Forcasters predict more rain which officials say may hamper search and rescue operations in the Central American nation.

guatemala floods
undefined
Multiple landslides have left at least 44 people killed and 16 others missing  [AFP]

Rescue efforts have resumed in flood-stricken Guatemala, while forecasters predict more rain which officials say may hamper search and rescue operations.

A brief window of good weather on Monday allowed the search for victims and surviors of the worst flooding the country has seen in 60 years.

At least 44 people have been killed, and 16 others were still missing after a series of landslides, mudslides and wall collapses that followed weeks of heavy rain in the impoverished and mountainous Central American nation.

There are “43,043 people at risk, 11,495 have been evacuated, 9,160 are in shelters and 56 people have been injured,” according to a statement from Guatemala’s National Coordination for Disaster Reduction (Conared).

“It’s a national tragedy,” president Alvaro Colom said as he visited a site where up to 40 people were thought to have been buried alive in a mudslide.

“This weekend alone we have seen damage comparable to what we experienced with Agatha,” he added, referring to a tropical storm in May that killed at least 165 people and left thousands homeless.

“It is a very painful thing that poor people end up being the ones hurt by natural disasters,” Colom said, urging people only to use the main highway if they had no other option “because there are landslides all over the place.”

Al Jazeera’s Mariana Sanchez, reporting from the town of Santa Ana Mixtan, said that the local residents complain of little help from te government.

“Many here told me that they are yet to see sufficient aid from the authorities,

“The situation is getting increasingly desperate, as there is also very little drinking water left.”

Landslide threat

The threat posed by the landslides was not over, with forecasters predicting more rain later on Monday.

Late on Sunday, a fresh mudslide in northern Guatemala killed one person and injured eight, including two children, and forced rescue work to be suspended.

On the same day, rescuers dug nine bodies out of a 300m deep ravine off the main Pan-American Highway, west of the capital Guatemala City.

Fire service spokesman Cecilio Chacaj told AFP news agency some 40 people were believed to have buried there as they tried to help the occupants of five vehicles and a bus swept into the abyss by a previous landslide.

Ten people were killed in a separate incident on Saturday when a bus on the main highway was buried near the town of Chimaltenango.
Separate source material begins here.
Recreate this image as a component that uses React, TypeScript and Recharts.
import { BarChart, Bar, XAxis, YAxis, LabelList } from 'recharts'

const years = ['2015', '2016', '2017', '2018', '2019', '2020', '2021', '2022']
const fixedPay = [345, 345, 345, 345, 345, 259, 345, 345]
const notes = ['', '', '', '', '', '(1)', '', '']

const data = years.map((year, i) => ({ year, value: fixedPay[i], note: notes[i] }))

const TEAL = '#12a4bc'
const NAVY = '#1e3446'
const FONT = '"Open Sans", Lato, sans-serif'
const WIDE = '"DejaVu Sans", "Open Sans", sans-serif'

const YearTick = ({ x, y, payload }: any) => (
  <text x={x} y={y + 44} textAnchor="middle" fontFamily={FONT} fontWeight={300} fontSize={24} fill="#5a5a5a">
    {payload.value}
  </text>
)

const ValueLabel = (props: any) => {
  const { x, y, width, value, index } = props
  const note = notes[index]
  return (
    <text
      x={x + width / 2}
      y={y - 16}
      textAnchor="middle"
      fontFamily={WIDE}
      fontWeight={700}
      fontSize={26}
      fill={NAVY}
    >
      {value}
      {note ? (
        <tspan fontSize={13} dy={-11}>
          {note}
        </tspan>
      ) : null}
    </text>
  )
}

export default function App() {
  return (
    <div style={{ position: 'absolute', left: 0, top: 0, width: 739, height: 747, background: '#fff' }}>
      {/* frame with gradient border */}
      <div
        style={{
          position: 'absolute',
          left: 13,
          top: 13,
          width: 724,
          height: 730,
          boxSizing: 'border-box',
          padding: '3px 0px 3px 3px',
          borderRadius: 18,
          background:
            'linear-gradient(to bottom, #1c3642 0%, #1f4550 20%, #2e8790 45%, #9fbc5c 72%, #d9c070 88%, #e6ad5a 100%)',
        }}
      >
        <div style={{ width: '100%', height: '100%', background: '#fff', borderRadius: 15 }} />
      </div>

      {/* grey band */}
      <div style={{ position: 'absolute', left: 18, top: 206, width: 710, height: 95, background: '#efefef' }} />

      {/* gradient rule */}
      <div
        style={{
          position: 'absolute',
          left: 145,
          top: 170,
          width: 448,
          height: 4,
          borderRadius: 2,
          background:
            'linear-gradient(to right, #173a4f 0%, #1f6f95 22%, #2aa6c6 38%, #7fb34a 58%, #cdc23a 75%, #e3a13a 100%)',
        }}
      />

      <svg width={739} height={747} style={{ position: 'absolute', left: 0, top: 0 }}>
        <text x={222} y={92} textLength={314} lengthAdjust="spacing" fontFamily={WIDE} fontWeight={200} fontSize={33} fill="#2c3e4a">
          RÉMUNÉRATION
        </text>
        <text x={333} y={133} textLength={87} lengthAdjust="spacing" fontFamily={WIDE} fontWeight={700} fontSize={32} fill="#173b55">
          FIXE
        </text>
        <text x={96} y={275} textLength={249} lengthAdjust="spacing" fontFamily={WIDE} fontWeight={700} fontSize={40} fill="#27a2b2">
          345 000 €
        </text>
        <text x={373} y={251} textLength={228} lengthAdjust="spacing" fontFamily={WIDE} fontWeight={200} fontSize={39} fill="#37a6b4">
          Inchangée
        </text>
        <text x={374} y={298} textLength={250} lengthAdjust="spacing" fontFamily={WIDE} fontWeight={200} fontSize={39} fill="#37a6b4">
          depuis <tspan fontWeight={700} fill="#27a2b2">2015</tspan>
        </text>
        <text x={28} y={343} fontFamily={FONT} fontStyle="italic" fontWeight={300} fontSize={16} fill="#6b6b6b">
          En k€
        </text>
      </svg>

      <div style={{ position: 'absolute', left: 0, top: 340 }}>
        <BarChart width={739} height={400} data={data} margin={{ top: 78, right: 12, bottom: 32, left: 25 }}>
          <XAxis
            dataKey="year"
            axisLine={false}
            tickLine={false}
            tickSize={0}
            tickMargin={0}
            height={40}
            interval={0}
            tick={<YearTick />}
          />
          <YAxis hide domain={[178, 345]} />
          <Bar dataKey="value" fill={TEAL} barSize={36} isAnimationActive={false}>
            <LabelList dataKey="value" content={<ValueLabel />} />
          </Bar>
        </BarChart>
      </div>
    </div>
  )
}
Rescuers managed to unearth 20 survivors.

Officials have said that the torrential downpours had caused almost 200 landslides, wall collapses and mudslides across the country.

Three regions in the country’s south, Escuintla, Retalhuleu and Suchitepequez, were placed on red alert.

With more heavy rain forecast, authorities have closed part of the Pan-American Highway.

Central America has been lashed by an unusually fierce rainy season this year.

The recent bad weather has killed 55 people in Honduras, at least 40 in Nicaragua, nine in El Salvador and three in Costa Rica.

The downpours have come ahead of what is traditionally the worst part of the rainy season, which lasts until October 30.